---- RECORD LIST
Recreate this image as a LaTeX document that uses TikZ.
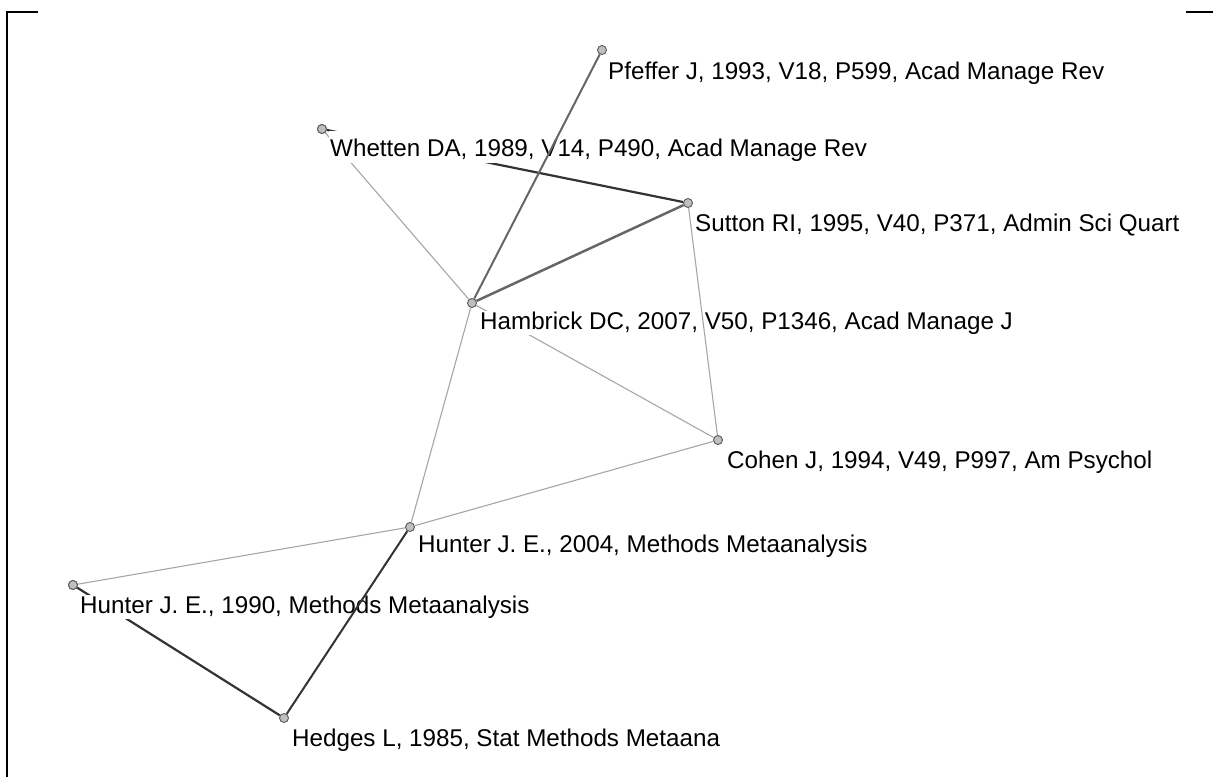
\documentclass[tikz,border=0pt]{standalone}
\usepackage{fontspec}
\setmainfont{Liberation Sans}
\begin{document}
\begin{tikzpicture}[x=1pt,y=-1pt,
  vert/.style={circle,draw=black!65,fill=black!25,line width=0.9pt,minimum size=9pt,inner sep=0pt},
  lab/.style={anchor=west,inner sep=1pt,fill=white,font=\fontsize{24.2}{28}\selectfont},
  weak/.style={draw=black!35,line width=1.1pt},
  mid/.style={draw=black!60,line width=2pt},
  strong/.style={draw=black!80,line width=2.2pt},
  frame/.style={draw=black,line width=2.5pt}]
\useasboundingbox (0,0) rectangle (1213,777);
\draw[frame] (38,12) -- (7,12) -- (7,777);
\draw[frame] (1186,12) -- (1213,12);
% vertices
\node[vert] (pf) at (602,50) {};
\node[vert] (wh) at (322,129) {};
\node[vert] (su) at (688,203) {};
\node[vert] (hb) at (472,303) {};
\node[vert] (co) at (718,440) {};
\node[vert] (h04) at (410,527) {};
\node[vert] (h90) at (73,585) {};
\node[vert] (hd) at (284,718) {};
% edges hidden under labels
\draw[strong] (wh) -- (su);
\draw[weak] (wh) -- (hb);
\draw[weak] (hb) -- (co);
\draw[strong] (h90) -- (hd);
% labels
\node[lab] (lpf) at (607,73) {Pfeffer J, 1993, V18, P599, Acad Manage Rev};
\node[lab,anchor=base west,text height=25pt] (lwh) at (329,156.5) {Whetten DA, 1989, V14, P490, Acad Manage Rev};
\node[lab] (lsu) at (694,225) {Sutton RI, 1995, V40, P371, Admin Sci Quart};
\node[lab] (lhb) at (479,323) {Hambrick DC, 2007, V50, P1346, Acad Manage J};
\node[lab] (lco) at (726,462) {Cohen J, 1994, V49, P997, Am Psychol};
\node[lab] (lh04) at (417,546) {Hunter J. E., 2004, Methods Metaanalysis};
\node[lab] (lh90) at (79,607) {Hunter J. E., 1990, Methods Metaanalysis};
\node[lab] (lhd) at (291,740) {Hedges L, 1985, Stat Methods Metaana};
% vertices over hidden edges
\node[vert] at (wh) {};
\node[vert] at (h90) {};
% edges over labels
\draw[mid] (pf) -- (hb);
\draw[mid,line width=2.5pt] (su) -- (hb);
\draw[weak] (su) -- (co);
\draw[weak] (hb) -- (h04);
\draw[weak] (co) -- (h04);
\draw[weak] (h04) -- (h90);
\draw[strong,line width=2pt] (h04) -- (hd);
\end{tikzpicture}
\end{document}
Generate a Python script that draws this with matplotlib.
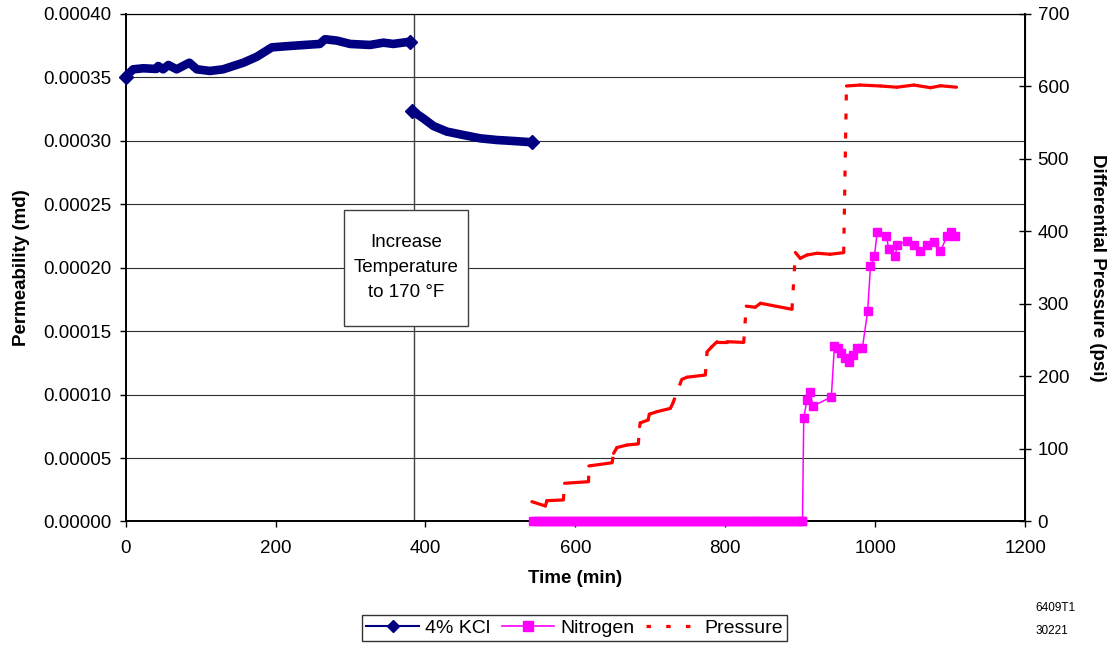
--------
- OBJECTIVE -
Set the pictures aside and transcribe the data above exactly.

- SOLUTION FOR THIS PROBLEM -
Recreate this image as a LaTeX document that uses TikZ.
\documentclass[tikz,border=0pt]{standalone}
\usepackage{fontspec}
\setmainfont{Liberation Sans}
\begin{document}
\begin{tikzpicture}[x=1pt,y=-1pt,
  vert/.style={circle,draw=black!65,fill=black!25,line width=0.9pt,minimum size=9pt,inner sep=0pt},
  lab/.style={anchor=west,inner sep=1pt,fill=white,font=\fontsize{24.2}{28}\selectfont},
  weak/.style={draw=black!35,line width=1.1pt},
  mid/.style={draw=black!60,line width=2pt},
  strong/.style={draw=black!80,line width=2.2pt},
  frame/.style={draw=black,line width=2.5pt}]
\useasboundingbox (0,0) rectangle (1213,777);
\draw[frame] (38,12) -- (7,12) -- (7,777);
\draw[frame] (1186,12) -- (1213,12);
% vertices
\node[vert] (pf) at (602,50) {};
\node[vert] (wh) at (322,129) {};
\node[vert] (su) at (688,203) {};
\node[vert] (hb) at (472,303) {};
\node[vert] (co) at (718,440) {};
\node[vert] (h04) at (410,527) {};
\node[vert] (h90) at (73,585) {};
\node[vert] (hd) at (284,718) {};
% edges hidden under labels
\draw[strong] (wh) -- (su);
\draw[weak] (wh) -- (hb);
\draw[weak] (hb) -- (co);
\draw[strong] (h90) -- (hd);
% labels
\node[lab] (lpf) at (607,73) {Pfeffer J, 1993, V18, P599, Acad Manage Rev};
\node[lab,anchor=base west,text height=25pt] (lwh) at (329,156.5) {Whetten DA, 1989, V14, P490, Acad Manage Rev};
\node[lab] (lsu) at (694,225) {Sutton RI, 1995, V40, P371, Admin Sci Quart};
\node[lab] (lhb) at (479,323) {Hambrick DC, 2007, V50, P1346, Acad Manage J};
\node[lab] (lco) at (726,462) {Cohen J, 1994, V49, P997, Am Psychol};
\node[lab] (lh04) at (417,546) {Hunter J. E., 2004, Methods Metaanalysis};
\node[lab] (lh90) at (79,607) {Hunter J. E., 1990, Methods Metaanalysis};
\node[lab] (lhd) at (291,740) {Hedges L, 1985, Stat Methods Metaana};
% vertices over hidden edges
\node[vert] at (wh) {};
\node[vert] at (h90) {};
% edges over labels
\draw[mid] (pf) -- (hb);
\draw[mid,line width=2.5pt] (su) -- (hb);
\draw[weak] (su) -- (co);
\draw[weak] (hb) -- (h04);
\draw[weak] (co) -- (h04);
\draw[weak] (h04) -- (h90);
\draw[strong,line width=2pt] (h04) -- (hd);
\end{tikzpicture}
\end{document}
Generate a Python script that draws this with matplotlib.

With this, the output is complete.